Problem
Return the lines below that carry the word "this".

Material provided
## BEGIN

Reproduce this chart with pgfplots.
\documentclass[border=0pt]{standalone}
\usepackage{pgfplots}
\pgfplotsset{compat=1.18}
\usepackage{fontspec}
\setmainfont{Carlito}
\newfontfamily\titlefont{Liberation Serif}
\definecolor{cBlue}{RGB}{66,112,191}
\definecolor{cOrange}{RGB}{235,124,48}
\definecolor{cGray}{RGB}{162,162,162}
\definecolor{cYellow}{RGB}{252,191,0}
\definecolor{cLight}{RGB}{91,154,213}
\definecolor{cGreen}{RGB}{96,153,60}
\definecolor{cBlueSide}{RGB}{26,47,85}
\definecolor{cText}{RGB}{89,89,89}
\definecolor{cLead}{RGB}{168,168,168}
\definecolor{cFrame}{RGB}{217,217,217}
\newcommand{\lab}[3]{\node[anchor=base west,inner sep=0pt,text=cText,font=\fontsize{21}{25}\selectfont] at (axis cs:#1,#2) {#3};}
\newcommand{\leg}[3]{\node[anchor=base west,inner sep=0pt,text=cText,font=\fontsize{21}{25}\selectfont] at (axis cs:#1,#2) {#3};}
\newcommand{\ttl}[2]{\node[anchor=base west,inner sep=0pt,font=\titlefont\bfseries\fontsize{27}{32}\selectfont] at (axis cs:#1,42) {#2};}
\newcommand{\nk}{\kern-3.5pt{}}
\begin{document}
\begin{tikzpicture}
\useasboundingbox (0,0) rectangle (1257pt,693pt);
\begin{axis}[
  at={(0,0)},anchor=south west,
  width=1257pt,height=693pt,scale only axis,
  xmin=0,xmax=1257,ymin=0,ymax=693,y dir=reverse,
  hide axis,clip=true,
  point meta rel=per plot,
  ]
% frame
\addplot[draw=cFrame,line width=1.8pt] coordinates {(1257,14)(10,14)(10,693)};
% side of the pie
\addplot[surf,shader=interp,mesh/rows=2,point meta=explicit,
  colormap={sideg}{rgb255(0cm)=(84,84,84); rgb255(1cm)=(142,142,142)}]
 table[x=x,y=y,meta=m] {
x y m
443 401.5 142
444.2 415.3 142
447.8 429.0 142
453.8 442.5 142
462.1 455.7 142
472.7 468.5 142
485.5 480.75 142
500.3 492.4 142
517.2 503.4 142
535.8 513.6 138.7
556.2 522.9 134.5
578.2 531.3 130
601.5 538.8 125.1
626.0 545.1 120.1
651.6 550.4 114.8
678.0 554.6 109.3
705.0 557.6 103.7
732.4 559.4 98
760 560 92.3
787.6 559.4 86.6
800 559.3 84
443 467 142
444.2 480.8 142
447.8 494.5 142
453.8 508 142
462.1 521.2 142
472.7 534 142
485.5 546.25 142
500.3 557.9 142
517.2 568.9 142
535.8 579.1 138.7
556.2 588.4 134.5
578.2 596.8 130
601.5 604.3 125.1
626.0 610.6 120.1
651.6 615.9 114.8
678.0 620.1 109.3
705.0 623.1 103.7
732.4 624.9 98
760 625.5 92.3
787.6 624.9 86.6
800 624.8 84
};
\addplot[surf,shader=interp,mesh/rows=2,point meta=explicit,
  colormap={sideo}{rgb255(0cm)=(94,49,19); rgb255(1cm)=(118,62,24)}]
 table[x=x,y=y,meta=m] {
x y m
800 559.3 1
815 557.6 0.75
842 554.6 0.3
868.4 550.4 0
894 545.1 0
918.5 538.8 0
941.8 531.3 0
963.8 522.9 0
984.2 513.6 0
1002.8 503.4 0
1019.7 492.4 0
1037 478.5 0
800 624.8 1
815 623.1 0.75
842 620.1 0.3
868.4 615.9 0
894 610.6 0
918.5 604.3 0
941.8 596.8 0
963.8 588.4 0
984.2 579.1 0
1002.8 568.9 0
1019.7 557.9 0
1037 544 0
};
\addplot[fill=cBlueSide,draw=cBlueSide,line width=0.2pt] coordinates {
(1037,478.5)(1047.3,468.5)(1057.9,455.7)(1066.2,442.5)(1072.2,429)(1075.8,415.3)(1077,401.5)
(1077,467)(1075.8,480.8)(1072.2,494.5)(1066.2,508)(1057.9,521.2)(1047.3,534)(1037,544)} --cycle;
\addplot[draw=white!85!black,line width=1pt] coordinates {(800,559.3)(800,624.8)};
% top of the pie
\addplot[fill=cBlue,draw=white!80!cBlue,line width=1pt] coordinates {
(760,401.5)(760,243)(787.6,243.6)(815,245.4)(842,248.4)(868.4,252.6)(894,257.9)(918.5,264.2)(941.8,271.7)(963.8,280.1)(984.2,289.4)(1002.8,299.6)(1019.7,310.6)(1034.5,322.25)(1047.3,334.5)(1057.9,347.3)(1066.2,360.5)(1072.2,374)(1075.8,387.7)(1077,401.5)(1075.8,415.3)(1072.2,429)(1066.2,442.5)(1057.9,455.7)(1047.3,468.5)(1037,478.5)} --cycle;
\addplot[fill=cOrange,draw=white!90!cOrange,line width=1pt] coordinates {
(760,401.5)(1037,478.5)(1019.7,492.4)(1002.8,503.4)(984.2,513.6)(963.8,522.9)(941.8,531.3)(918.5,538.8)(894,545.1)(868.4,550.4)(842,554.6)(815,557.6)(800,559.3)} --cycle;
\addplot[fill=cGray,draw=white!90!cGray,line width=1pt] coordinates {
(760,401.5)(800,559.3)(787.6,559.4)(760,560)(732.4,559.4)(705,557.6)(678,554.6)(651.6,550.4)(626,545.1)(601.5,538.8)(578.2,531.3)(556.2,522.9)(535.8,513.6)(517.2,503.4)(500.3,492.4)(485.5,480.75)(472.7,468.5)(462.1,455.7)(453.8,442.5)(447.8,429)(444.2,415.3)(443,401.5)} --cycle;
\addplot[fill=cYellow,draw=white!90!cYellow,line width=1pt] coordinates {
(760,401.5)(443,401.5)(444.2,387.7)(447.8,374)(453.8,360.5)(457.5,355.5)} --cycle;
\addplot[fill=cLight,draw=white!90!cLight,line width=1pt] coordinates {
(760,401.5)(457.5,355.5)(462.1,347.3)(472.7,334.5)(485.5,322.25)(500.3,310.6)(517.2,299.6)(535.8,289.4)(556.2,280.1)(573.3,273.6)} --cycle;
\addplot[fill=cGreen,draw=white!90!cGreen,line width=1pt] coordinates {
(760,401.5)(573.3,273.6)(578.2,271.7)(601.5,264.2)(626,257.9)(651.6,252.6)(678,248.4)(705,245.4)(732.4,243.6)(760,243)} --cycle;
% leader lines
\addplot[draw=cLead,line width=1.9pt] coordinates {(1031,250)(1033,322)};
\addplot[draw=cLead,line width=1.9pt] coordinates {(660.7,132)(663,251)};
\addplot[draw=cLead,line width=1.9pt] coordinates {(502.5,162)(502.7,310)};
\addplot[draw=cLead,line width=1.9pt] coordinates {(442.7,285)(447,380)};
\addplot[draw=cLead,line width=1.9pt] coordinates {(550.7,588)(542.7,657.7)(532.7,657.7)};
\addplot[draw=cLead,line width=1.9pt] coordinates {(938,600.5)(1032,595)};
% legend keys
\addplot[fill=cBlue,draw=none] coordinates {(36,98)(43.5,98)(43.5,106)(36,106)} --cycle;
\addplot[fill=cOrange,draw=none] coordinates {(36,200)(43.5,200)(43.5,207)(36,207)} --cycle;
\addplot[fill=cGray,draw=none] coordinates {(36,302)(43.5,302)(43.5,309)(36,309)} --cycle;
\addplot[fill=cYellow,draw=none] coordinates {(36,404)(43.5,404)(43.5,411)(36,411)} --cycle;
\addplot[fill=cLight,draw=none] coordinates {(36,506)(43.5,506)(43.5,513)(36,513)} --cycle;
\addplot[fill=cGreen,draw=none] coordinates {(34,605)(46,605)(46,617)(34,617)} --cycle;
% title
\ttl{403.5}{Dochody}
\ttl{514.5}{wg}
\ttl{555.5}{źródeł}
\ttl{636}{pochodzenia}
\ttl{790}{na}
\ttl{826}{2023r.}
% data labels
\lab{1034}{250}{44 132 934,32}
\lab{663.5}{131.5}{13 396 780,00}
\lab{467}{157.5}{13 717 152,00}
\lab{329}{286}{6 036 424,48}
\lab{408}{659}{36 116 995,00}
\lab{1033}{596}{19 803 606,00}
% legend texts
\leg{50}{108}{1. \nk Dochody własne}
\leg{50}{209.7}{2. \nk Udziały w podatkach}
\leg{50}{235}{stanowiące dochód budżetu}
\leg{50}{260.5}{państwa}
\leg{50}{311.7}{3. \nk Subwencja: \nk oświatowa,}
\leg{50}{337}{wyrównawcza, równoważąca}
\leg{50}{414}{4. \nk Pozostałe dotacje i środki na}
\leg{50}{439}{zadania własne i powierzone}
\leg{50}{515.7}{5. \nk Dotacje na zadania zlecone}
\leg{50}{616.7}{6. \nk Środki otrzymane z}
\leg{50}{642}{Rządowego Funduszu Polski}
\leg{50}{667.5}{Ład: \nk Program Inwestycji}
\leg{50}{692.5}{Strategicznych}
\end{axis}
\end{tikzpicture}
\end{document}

## END
## BEGIN

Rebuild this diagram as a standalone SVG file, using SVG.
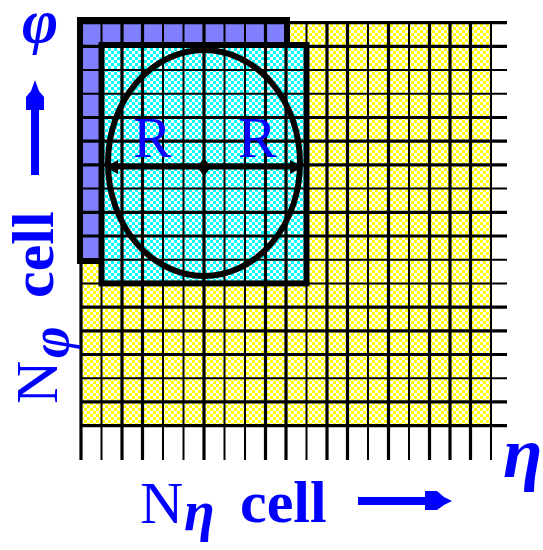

## END

Complete response
Reproduce this chart with pgfplots.
Rebuild this diagram as a standalone SVG file, using SVG.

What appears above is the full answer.